Dentires are cached in memory in what is known as the dentry cache. This cache avoids repeated disk accesses when the same directories are accessed multiple times. Dentires are not stored on disk. They are temporary objects maintained only in memory.

Superblock

Every file system has a superblock, which describes how the file system is laid out on disk. The superblock contains information such as:

  • Where inodes are stored
  • Where data blocks are located
  • How free space is managed

The superblock acts as a map that allows the operating system to interpret the on-disk data structures correctly.

Many VFS structures, such as file descriptors and dentries, exist only in memory. Others, including file data, inodes, and superblocks, must be stored persistently on disk.

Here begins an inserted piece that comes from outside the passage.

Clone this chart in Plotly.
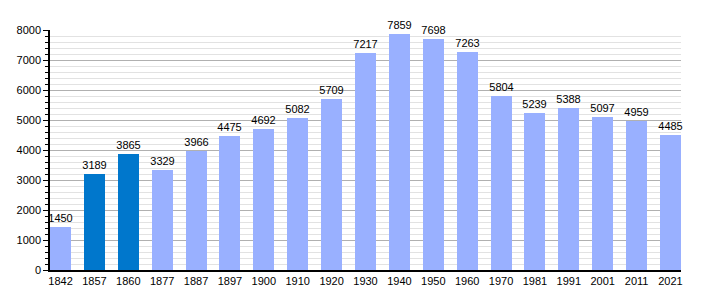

A widely used modern file system in Linux is ext4 (4th extended file system), which is the successor to ext2 and ext3.

Disk Access Optimizations

Disk operations are much slower than memory operations, so file systems use several techniques to reduce disk access and improve I/O performance. These techniques focus on keeping data in memory, reducing disk head movement, and avoiding unnecessary random accesses.

Key techniques include:

  • buffer caching: Keep recently accessed file data in memory so most reads and writes avoid disk access; changes are flushed to disk periodically.
  • I/O scheduling: Reorder disk requests to minimize disk head movement and favor sequential access over random access.
  • prefetching: Load nearby file blocks into memory in advance, increasing cache hits and reducing future access latency.
  • journaling: Record updates in a sequential log before writing them to their final disk locations, improving reliability while limiting random disk writes.